▸ **Exercise description**
Only the pictures are omitted; repeat all other data exactly.

▸ **Dataset section**
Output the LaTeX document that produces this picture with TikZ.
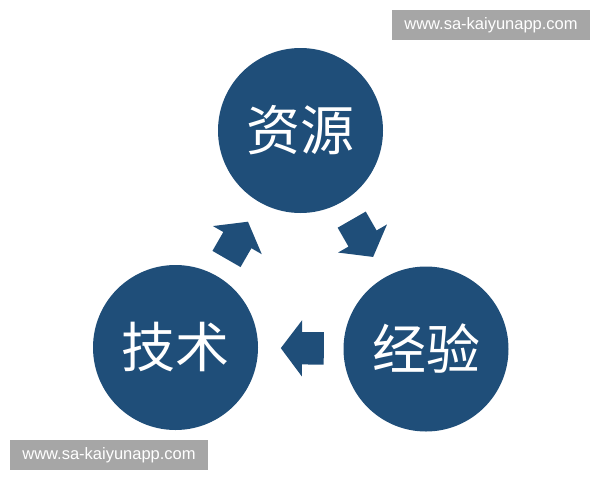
\documentclass[tikz,border=0pt]{standalone}
\usepackage{fontspec}
\setmainfont{Liberation Sans}
\newfontfamily\cjkfont{Noto Sans CJK SC}
\usetikzlibrary{shapes.arrows}
\definecolor{ballblue}{RGB}{31,78,121}
\definecolor{stampgray}{RGB}{166,166,166}

\begin{document}
\begin{tikzpicture}[x=1pt, y=-1pt,
    ball/.style={circle, fill=ballblue, minimum size=165pt, inner sep=0pt,
      text=white, font=\cjkfont\fontsize{54}{54}\selectfont},
    flow/.style={single arrow, fill=ballblue, inner xsep=0pt, inner ysep=16pt,
      minimum height=43pt, single arrow head extend=12pt,
      single arrow tip angle=106, sloped, allow upside down, pos=0.41},
    stamp/.style={fill=stampgray, text=white, minimum width=198pt,
      minimum height=30pt, inner sep=0pt, font=\fontsize{16.5}{16.5}\selectfont}]
  \useasboundingbox (0,0) rectangle (600,480);
  \node[ball] (res) at (300.5,130.5) {资源};
  \node[ball] (tech) at (175.5,347.5) {技术};
  \node[ball] (exper) at (426,349) {经验};
  \path (tech) -- node[flow] (up) {} (res);
  \path (res) -- node[flow] (down) {} (exper);
  \path (exper) -- node[flow] (back) {} (tech);
  \node[stamp] (stamptop) at (491,25) {www.sa-kaiyunapp.com};
  \node[stamp] (stampbot) at (109,455) {www.sa-kaiyunapp.com};
\end{tikzpicture}
\end{document}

▸ **Reply**
Output the LaTeX document that produces this picture with TikZ.
\documentclass[tikz,border=0pt]{standalone}
\usepackage{fontspec}
\setmainfont{Liberation Sans}
\newfontfamily\cjkfont{Noto Sans CJK SC}
\usetikzlibrary{shapes.arrows}
\definecolor{ballblue}{RGB}{31,78,121}
\definecolor{stampgray}{RGB}{166,166,166}

\begin{document}
\begin{tikzpicture}[x=1pt, y=-1pt,
    ball/.style={circle, fill=ballblue, minimum size=165pt, inner sep=0pt,
      text=white, font=\cjkfont\fontsize{54}{54}\selectfont},
    flow/.style={single arrow, fill=ballblue, inner xsep=0pt, inner ysep=16pt,
      minimum height=43pt, single arrow head extend=12pt,
      single arrow tip angle=106, sloped, allow upside down, pos=0.41},
    stamp/.style={fill=stampgray, text=white, minimum width=198pt,
      minimum height=30pt, inner sep=0pt, font=\fontsize{16.5}{16.5}\selectfont}]
  \useasboundingbox (0,0) rectangle (600,480);
  \node[ball] (res) at (300.5,130.5) {资源};
  \node[ball] (tech) at (175.5,347.5) {技术};
  \node[ball] (exper) at (426,349) {经验};
  \path (tech) -- node[flow] (up) {} (res);
  \path (res) -- node[flow] (down) {} (exper);
  \path (exper) -- node[flow] (back) {} (tech);
  \node[stamp] (stamptop) at (491,25) {www.sa-kaiyunapp.com};
  \node[stamp] (stampbot) at (109,455) {www.sa-kaiyunapp.com};
\end{tikzpicture}
\end{document}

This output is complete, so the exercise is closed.